Likewise, Fig. 6 represents a conventional PID and QFT controller with a modified Smith predictor response at 40°C. Therefore, it is observed that the QFT controller presented an overshoot of less than 2%, besides that, a lower effort in the control signal and a fast response was noticed in comparison with PID controller that presented an overshoot close to 3%, a greater effort in the control signal and a slower response. The settling time of the QFT controller was close to 1000 s in contrast to the PID controller that approached 1200 s. In addition, QFT controller presented high sensitivity to noise in the sensor, while the PID controller was more robust by the derivative filter. In the same way, both controllers showed an error in a steady state close to zero. Table II lists the performance indices for tests at 40°C and at 50°C.
QFT controller response to an external variation of the temperature inside the greenhouse was validated, which it was subjected to a disturbance at 4000 s. Temperature disturbance is based on a turbine activation that is connected to the greenhouse, which forced the external wind circulation, causing that the temperature inside the greenhouse sudden decrease. Fig. 7 shows the QFT and PID controller’s behavior.

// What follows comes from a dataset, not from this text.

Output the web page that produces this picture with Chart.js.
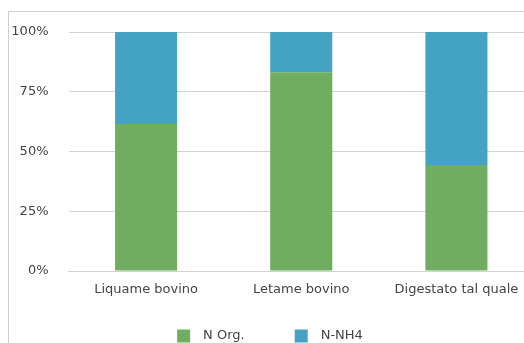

Finally, it is appreciated that the QFT controller lasted 850 s to compensate for the disturbance, whereas the PID controller lasted 690 s. In addition, QFT controller presented an abrupt control action without straining the actuator, whereas the PID controller presented a smoother response. Both controllers showed an error in a steady state close to zero after compensating the disturbance. QFT controller control signal showed an increase of 10% to compensate for the temperature change, whereas the PID controller showed an increase of 13%. Table III shows indices performance for tests at 40°C of temperature.
Conclusions
The proposed controller applied to the range of uncertainty for the temperature system parameters quickly mitigated the effects of the dead time, which favored the system tuning and therefore its stability. Likewise, external disturbances effects and changes in the point of operation with minimum effort of the control signal were mitigated. It also kept within controller performance specifications such as settling time and the overshoot. Final results showed that the dynamic response of the QFT controller improved 12%, with a decrease of 1% in the overshoot and 3% in the effort of the control signal, compared to PID controller results. Lastly, implemented an experimental system for the acquisition of real-time data from the greenhouse allowed demonstrate high sensitivity to noise in QFT controller sensing, in contrast to the low sensitivity of the sensing in PID controller. This condition raised the need for a more exhaustive study to improve the sensitivity in QFT controllers.